Journal of Finance and Accounting. 2013, Vol. 1 No. 1, 1-12
DOI: 10.12691/jfa-1-1-1
Copyright © 2013 Science and Education Publishing

Cite this paper:
Turan Erol, Ayhan Algüner, Güray Küçükkocaoğlu. Exchange Rate Exposure of Real Sector Firms in an Emerging Economy. Journal of Finance and Accounting. 2013; 1(1):1-12. doi: 10.12691/jfa-1-1-1.

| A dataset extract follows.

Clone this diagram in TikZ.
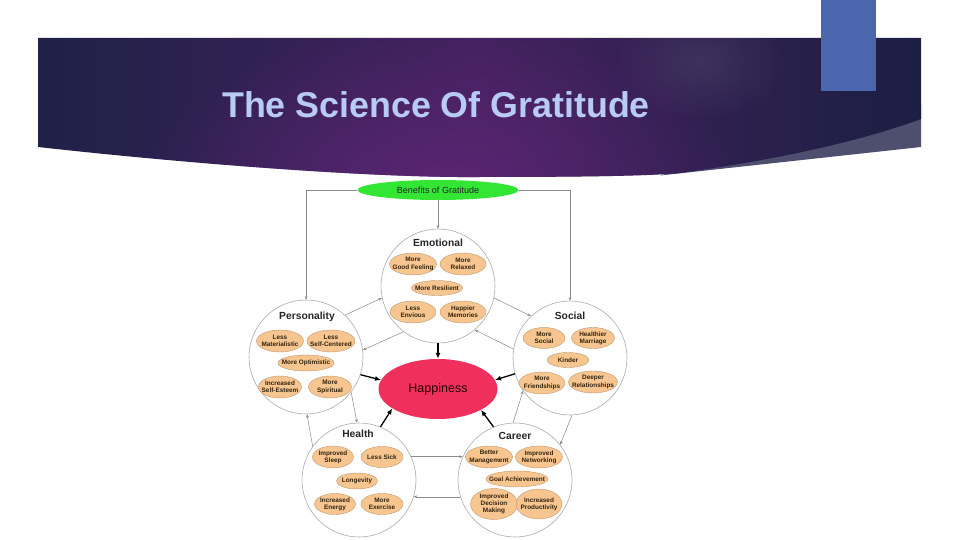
\documentclass[tikz,border=0pt]{standalone}
\usepackage{fontspec}
\setmainfont{Liberation Sans}
\usetikzlibrary{shapes.geometric,arrows.meta,fadings}
\tikzfading[name=myfade, inner color=transparent!0, outer color=transparent!100]
\definecolor{navyL}{HTML}{1F2147}
\definecolor{purpM}{HTML}{43215E}
\definecolor{navyR}{HTML}{1B1F42}
\definecolor{glowP}{HTML}{5E2676}
\definecolor{bandC}{HTML}{4E4E6E}
\definecolor{blueR}{HTML}{4A66AD}
\definecolor{titleC}{HTML}{B7CBF4}
\definecolor{greenB}{HTML}{33E633}
\definecolor{peach}{HTML}{F7C590}
\definecolor{peachD}{HTML}{BF9870}
\definecolor{happyC}{HTML}{F0305C}
\definecolor{ovtxt}{HTML}{33240F}
\definecolor{lineC}{HTML}{8A8A8A}
\definecolor{circC}{HTML}{ABABAB}
\tikzset{
  circ/.style={circle, draw=circC, line width=0.6pt, fill=white, minimum size=114pt, inner sep=0pt},
  ctitle/.style={font=\bfseries\fontsize{10.3}{12}\selectfont, text=black!85, inner sep=0pt},
  ovalshape/.style={ellipse, draw=peachD, line width=0.4pt, fill=peach, inner sep=0pt},
  ovaltext/.style={font=\bfseries\fontsize{6.4}{7.2}\selectfont, text=ovtxt, align=center, inner sep=0pt},
  thin arrow/.style={draw=lineC, line width=0.5pt, -{Stealth[length=3.5pt,width=2.8pt]}},
  thick arrow/.style={draw=black, line width=1.3pt, -{Latex[length=6pt,width=5pt]}},
}
\newcommand{\ov}[5]{\node[ovalshape, minimum width=#3pt, minimum height=#4pt] (#1) at (#2) {};
  \node[ovaltext] (#1t) at (#1) {#5};}
\begin{document}
\begin{tikzpicture}[x=1pt,y=-1pt]
\useasboundingbox (0,0) rectangle (960,540);
\fill[white] (0,0) rectangle (960,540);
% banner
\fill[bandC] (660,175.5) -- (921,147) -- (921,105) -- cycle;
\def\bannerpath{(38,38) -- (921,38) -- (921,119) .. controls (850,145) and (760,162) .. (680,173) .. controls (650,176) and (580,177) .. (480,177) .. controls (380,178) and (200,165) .. (38,147) -- cycle}
\path[left color=navyL, right color=navyR, middle color=purpM] \bannerpath;
\begin{scope}
\clip \bannerpath;
\fill[glowP, path fading=myfade, fill opacity=0.9] (440,190) ellipse (300 and 170);
\fill[white, path fading=myfade, fill opacity=0.08] (700,62) ellipse (90 and 60);
\end{scope}
\fill[blueR] (821,0) rectangle (876,91);
\node[font=\bfseries\fontsize{35.8}{40}\selectfont, text=titleC, inner sep=0pt] (title) at (436,105) {The Science Of Gratitude};
% top node
\node[ellipse, fill=greenB, minimum width=161pt, minimum height=20pt, inner sep=0pt, font=\fontsize{9}{10}\selectfont, text=black!85] (ben) at (438,190) {Benefits of Gratitude};
% circles
\node[circ] (emo) at (438,286) {};
\node[circ] (per) at (306,357) {};
\node[circ] (soc) at (570,358) {};
\node[circ] (hea) at (359,480) {};
\node[circ] (car) at (515,480) {};
\node[ellipse, fill=happyC, minimum width=119pt, minimum height=60pt, inner sep=0pt, font=\fontsize{12.5}{14}\selectfont, text=black!85!red] (hap) at (438,389) {Happiness};
% titles
\node[ctitle] (emoT) at (438,243) {Emotional};
\node[ctitle] (perT) at (307,317) {Personality};
\node[ctitle] (socT) at (570,316) {Social};
\node[ctitle] (heaT) at (358,434) {Health};
\node[ctitle] (carT) at (515,436) {Career};
% emotional ovals
\ov{e1}{413,264}{47}{22}{More\\Good Feeling}
\ov{e2}{463,264}{46}{22}{More\\Relaxed}
\ov{e3}{437,288}{51}{15}{More Resilient}
\ov{e4}{413,312}{46}{22}{Less\\Envious}
\ov{e5}{463,312}{46}{22}{Happier\\Memories}
% personality ovals
\ov{p1}{280,341}{47}{22}{Less\\Materialistic}
\ov{p2}{331,341}{48}{22}{Less\\Self-Centered}
\ov{p3}{306,363}{56}{16}{More Optimistic}
\ov{p4}{280,387}{43}{22}{Increased\\Self-Esteem}
\ov{p5}{330,387}{43}{22}{More\\Spiritual}
% social ovals
\ov{s1}{544,338}{42}{21}{More\\Social}
\ov{s2}{593,338}{43}{21}{Healthier\\Marriage}
\ov{s3}{568,360}{42}{15}{Kinder}
\ov{s4}{542,383}{46}{22}{More\\Friendships}
\ov{s5}{593,382}{49}{22}{Deeper\\Relationships}
% health ovals
\ov{h1}{333,457}{41}{22}{Improved\\Sleep}
\ov{h2}{382,457}{42}{21}{Less Sick}
\ov{h3}{357,481}{41}{16}{Longevity}
\ov{h4}{335,504}{41}{21}{Increased\\Energy}
\ov{h5}{382,504}{42}{21}{More\\Exercise}
% career ovals
\ov{c1}{489,457}{47}{22}{Better\\Management}
\ov{c2}{539,457}{47}{22}{Improved\\Networking}
\ov{c3}{517,479}{62}{16}{Goal Achievement}
\ov{c4}{494,504}{47}{31}{Improved\\Decision\\Making}
\ov{c5}{539,504}{46}{30}{Increased\\Productivity}
% connectors from top
\draw[thin arrow] (ben) -- (emo);
\draw[thin arrow] (ben.west) -| (per.north);
\draw[thin arrow] (ben.east) -| (soc.north);
% between circles
\draw[thin arrow] (per.47) -- (emo.192);
\draw[thin arrow] (emo.233) -- (per.7);
\draw[thin arrow] (emo.348) -- (soc.133);
\draw[thin arrow] (soc.171) -- (emo.310);
\draw[thin arrow] (per.322) -- (hea.92);
\draw[thin arrow] (hea.144) -- (per.271);
\draw[thin arrow] (car.92) -- (soc.215);
\draw[thin arrow] (soc.272) -- (car.38);
\draw[thin arrow] (hea.24) -- (car.156);
\draw[thin arrow] (car.197) -- (hea.343);
% to happiness
\draw[thick arrow] (emo.south) -- (hap.north);
\draw[thick arrow] (per.342) -- (hap.171);
\draw[thick arrow] (soc.196) -- (hap.9);
\draw[thick arrow] (hea.68) -- (hap.203);
\draw[thick arrow] (car.112) -- (hap.334);
\end{tikzpicture}
\end{document}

Correspondence to: Güray Küçükkocaoğlu, Management Department, Başkent University, Ankara, Turkey. Email: gurayk@baskent.edu.tr

Abstract

Firms in emerging economies face a potentially higher degree of transaction and economic exposure compared to those in advanced economies. This is due to fact that most of hedging instruments available in advanced financial markets are not available for firms of emerging markets. Another peculiarity of the exposure of firms in emerging economies derive from the fact that these firms are usually price-takers in international trade and have little power to pass through the changes in exchange rates to foreign buyers. This study is one of the few attempts to directly estimate the exposure of real sector firms from an emerging economy. The paper focus on the determinants of exposure as revealed by the estimates from the two-factor CAPM model. Five main determinants of exposure that are thought to be the most relevant in the particular case of Turkey. These are the level of foreign sales, industry competition, net foreign non-financial liabilities, net foreign currency debt and finally domestic risk free assets. The estimates based on a sample of Turkish manufacturing firms reveal a positive but lagged exposure to real exchange rate changes. A result from the estimations of the two-factor model is the insignificant coefficients on the current exchange rate under all categories. This is a strong evidence against the Efficient Market Hypothesis (EMH) and an evidence for mispricing or a form of market inefficiency. The foreign sales ratio is found to be the most important positive determinant of exposure. However, foreign debt and other foreign non-financial liabilities make negative contribution to exposure. This indicates that measurable exposures are not easily hedged because of the missing derivative markets. Finally, competition is found to make a marginal contribution to the exposure.